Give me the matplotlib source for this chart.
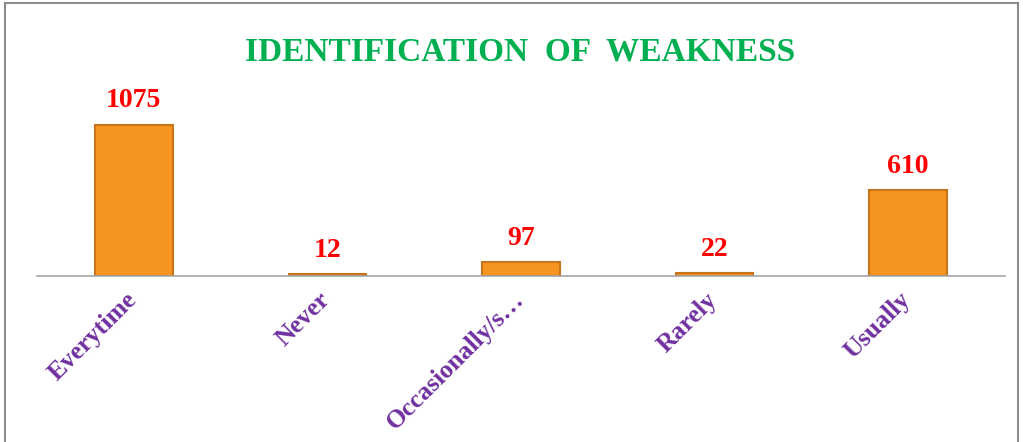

------------------------------------------------------------------------

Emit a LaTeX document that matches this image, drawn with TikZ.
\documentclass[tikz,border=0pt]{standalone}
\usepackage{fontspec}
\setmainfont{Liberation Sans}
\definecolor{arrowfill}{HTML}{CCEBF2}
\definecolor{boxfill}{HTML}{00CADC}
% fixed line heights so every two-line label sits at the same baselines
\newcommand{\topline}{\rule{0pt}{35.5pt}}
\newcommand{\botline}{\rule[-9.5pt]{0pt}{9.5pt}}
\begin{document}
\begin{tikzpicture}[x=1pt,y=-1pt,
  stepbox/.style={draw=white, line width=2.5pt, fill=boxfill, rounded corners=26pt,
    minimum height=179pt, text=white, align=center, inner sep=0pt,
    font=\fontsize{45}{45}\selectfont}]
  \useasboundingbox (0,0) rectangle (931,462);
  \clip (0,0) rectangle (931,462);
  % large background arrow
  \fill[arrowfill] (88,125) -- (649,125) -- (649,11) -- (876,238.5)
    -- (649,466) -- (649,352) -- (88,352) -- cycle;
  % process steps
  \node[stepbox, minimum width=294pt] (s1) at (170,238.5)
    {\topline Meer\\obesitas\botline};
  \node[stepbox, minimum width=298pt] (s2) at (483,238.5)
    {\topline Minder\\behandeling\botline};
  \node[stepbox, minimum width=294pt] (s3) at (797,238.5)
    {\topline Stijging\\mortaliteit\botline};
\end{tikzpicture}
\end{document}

------------------------------------------------------------------------

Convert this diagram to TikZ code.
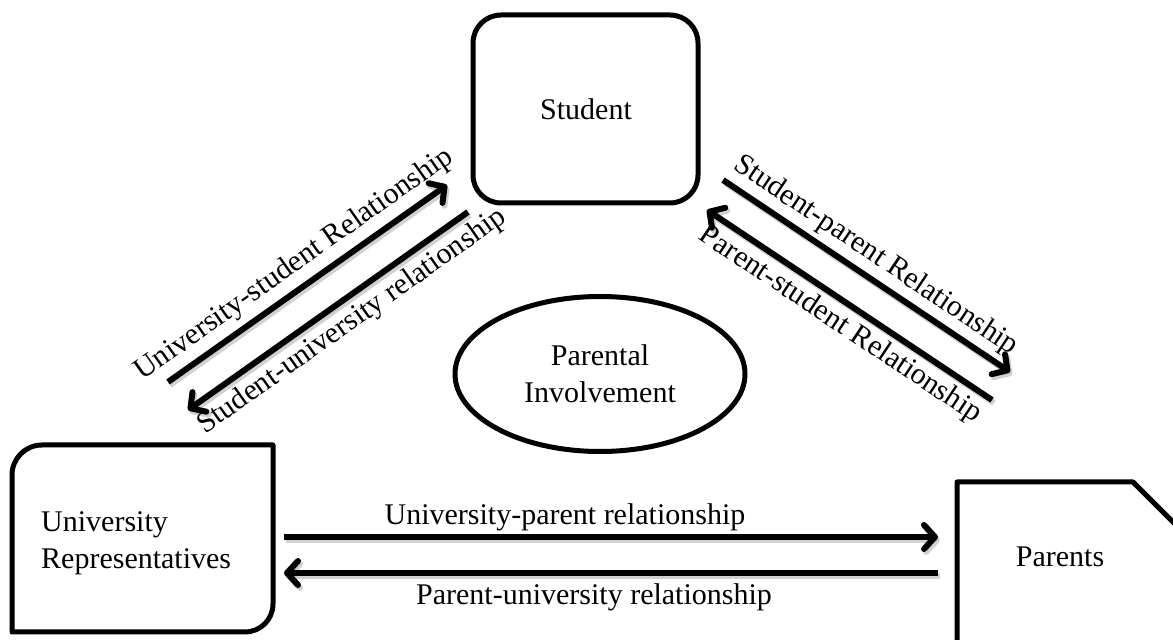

------------------------------------------------------------------------

→ **What is being asked**:
Return every line holding the word "this" from the records.

→ **Response below**:
Give me the matplotlib source for this chart.
Emit a LaTeX document that matches this image, drawn with TikZ.
Convert this diagram to TikZ code.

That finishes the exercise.